Directive:
Give again only the lines beginning with the one that contains "Give me the matplotlib source for this chart." and ending with the one that contains "from matplotlib.ticker import MultipleLocator"; include both of those lines.

Data supplied:
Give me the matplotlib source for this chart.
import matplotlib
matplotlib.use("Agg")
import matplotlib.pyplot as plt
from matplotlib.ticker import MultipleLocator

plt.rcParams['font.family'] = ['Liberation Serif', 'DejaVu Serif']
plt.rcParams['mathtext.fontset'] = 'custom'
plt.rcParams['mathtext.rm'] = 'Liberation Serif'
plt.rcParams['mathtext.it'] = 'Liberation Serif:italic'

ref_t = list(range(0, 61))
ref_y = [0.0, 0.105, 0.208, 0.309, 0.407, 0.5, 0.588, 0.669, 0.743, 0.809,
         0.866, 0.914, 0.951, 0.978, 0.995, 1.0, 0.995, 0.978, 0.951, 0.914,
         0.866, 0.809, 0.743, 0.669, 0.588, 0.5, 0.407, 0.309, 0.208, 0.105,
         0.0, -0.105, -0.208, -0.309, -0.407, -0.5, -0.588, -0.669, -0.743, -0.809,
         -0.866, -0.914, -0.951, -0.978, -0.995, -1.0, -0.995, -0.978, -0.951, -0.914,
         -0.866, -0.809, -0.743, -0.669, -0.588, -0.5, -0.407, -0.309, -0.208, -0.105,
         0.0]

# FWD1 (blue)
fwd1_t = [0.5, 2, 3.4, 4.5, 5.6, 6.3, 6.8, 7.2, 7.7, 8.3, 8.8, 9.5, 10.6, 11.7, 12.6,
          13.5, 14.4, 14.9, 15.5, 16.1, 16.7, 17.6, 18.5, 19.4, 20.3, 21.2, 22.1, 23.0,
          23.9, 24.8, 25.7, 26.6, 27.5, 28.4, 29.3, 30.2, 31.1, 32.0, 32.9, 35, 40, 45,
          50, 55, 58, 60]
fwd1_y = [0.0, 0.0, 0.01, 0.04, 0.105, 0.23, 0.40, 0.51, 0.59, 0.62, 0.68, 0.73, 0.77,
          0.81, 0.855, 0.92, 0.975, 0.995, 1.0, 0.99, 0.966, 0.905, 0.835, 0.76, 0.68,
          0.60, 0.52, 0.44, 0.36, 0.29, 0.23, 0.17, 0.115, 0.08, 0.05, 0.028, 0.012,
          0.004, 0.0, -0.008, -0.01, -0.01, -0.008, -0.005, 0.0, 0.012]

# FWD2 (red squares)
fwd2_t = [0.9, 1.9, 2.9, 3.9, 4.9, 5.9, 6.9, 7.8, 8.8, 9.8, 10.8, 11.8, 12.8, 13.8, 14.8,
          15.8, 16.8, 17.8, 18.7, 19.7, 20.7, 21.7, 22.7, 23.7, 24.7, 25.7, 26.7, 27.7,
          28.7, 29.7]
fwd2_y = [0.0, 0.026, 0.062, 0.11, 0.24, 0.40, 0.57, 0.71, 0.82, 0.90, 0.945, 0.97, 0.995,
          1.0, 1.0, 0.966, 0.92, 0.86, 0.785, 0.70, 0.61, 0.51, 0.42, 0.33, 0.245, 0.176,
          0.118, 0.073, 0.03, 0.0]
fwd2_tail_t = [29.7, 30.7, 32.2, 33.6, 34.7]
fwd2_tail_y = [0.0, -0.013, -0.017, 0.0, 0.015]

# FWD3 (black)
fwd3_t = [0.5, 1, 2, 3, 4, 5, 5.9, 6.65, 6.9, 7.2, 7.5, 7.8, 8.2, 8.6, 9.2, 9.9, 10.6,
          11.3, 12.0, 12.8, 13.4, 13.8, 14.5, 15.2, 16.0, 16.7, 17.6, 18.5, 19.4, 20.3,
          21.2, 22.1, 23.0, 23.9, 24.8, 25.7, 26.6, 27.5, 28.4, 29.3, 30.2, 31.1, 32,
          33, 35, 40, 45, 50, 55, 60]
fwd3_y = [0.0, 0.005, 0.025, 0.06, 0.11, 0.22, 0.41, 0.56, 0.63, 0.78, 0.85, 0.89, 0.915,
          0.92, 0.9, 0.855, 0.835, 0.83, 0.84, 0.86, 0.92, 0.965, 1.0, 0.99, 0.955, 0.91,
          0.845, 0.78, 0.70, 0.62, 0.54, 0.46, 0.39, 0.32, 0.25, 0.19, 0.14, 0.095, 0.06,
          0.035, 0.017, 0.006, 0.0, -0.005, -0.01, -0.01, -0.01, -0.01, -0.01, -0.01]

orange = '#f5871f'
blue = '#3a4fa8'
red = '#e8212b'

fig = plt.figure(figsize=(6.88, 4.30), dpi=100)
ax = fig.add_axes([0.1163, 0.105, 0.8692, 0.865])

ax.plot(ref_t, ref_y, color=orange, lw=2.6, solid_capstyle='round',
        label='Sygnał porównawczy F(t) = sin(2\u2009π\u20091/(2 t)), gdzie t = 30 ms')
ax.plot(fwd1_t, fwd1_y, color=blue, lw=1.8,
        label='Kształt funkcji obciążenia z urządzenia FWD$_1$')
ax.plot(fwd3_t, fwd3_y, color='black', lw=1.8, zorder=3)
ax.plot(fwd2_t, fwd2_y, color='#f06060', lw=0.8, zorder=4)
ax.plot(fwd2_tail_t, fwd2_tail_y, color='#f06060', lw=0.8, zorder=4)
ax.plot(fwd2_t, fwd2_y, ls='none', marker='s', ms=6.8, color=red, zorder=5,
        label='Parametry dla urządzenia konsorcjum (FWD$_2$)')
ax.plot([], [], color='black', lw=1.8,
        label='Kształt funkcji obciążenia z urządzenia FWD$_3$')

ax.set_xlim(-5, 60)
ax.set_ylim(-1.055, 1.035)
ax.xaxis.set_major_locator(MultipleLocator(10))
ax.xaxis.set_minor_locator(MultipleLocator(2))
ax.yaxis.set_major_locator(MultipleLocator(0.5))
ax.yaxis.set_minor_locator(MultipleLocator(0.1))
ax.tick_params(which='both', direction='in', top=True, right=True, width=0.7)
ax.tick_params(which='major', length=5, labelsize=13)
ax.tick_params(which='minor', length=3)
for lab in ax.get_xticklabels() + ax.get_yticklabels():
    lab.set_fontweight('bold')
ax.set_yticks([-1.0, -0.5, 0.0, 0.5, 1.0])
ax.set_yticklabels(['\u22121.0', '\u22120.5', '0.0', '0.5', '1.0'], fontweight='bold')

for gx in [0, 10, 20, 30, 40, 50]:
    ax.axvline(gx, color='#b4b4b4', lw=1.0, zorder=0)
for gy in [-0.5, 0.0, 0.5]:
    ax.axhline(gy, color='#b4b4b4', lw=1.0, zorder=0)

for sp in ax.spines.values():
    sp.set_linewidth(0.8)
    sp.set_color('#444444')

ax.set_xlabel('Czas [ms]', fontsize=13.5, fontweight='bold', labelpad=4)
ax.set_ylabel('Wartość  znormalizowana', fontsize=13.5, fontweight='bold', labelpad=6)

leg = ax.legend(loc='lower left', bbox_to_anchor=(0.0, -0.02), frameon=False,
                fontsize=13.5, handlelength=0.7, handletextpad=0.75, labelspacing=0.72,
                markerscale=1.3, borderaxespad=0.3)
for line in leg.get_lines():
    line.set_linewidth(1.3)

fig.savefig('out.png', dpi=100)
...
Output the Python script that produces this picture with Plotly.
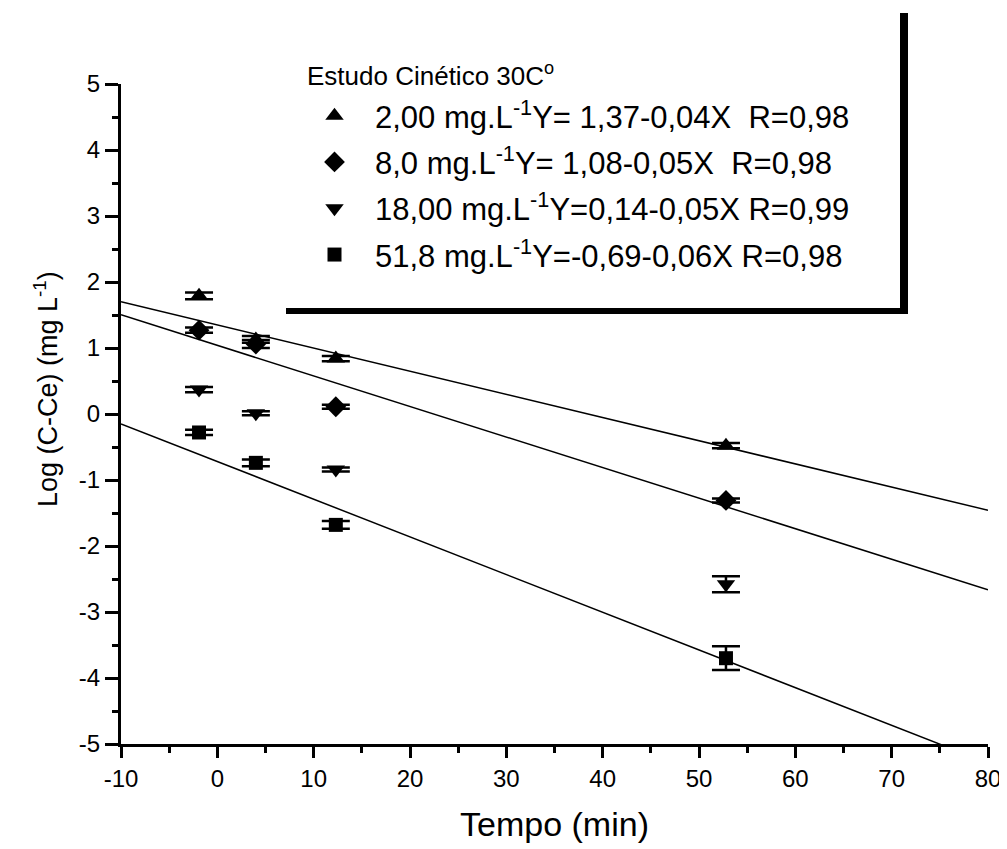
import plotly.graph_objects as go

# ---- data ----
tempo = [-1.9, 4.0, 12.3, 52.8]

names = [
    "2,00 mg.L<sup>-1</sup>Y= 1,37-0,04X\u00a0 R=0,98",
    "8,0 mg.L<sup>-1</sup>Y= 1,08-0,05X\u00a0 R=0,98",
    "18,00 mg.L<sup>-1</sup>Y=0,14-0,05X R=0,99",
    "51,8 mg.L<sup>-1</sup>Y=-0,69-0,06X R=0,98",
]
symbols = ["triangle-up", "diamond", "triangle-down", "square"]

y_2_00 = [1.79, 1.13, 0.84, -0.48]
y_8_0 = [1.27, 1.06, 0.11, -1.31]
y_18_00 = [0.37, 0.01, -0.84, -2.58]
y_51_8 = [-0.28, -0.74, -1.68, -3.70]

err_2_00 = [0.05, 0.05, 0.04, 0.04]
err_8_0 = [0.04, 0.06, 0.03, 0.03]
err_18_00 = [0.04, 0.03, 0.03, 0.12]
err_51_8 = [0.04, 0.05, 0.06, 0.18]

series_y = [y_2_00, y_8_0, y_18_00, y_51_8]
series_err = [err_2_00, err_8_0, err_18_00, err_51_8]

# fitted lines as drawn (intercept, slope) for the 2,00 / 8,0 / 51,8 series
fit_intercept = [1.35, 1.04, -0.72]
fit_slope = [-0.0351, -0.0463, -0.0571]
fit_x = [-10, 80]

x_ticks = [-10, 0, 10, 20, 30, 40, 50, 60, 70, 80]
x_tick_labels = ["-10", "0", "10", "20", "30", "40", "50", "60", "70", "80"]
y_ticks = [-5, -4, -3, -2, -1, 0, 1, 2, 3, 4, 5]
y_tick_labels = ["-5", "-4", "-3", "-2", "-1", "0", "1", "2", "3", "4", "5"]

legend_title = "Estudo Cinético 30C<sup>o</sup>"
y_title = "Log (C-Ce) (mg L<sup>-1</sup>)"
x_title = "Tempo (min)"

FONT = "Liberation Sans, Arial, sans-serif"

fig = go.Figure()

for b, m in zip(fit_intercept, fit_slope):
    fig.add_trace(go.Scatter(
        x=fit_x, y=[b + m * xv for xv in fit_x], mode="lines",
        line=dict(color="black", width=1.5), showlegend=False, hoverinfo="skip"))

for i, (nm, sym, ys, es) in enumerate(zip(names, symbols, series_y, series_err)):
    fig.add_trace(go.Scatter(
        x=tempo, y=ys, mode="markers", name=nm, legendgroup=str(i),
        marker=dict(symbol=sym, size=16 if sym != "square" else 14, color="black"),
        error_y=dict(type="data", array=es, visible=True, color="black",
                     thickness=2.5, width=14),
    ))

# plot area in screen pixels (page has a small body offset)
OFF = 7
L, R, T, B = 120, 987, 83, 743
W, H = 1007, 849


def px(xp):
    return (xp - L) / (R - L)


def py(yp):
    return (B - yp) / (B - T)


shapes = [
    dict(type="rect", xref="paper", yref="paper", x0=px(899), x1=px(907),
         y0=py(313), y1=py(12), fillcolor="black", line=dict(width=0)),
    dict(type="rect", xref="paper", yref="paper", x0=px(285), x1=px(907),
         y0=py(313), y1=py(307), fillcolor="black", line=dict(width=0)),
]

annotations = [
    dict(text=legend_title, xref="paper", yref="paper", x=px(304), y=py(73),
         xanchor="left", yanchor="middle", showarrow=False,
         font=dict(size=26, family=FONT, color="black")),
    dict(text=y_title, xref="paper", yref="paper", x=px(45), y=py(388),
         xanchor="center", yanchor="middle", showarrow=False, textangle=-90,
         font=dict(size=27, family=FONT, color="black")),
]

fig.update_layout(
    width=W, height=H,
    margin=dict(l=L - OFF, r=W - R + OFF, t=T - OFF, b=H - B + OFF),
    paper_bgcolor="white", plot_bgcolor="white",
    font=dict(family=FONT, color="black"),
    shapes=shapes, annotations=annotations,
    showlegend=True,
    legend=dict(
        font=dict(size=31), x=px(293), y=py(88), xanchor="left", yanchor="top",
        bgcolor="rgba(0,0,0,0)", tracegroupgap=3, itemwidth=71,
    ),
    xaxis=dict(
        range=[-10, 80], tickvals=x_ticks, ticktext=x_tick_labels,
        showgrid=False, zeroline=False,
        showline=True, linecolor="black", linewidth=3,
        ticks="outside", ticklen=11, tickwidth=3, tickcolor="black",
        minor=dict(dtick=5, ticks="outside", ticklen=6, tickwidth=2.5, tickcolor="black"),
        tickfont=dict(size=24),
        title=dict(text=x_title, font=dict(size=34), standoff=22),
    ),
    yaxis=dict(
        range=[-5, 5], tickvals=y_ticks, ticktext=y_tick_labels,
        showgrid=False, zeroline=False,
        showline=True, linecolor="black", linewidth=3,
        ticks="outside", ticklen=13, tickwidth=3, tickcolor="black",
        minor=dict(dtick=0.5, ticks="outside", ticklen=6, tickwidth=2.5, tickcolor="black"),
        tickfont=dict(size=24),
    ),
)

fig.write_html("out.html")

Answer to this problem:
Give me the matplotlib source for this chart.
import matplotlib
matplotlib.use("Agg")
import matplotlib.pyplot as plt
from matplotlib.ticker import MultipleLocator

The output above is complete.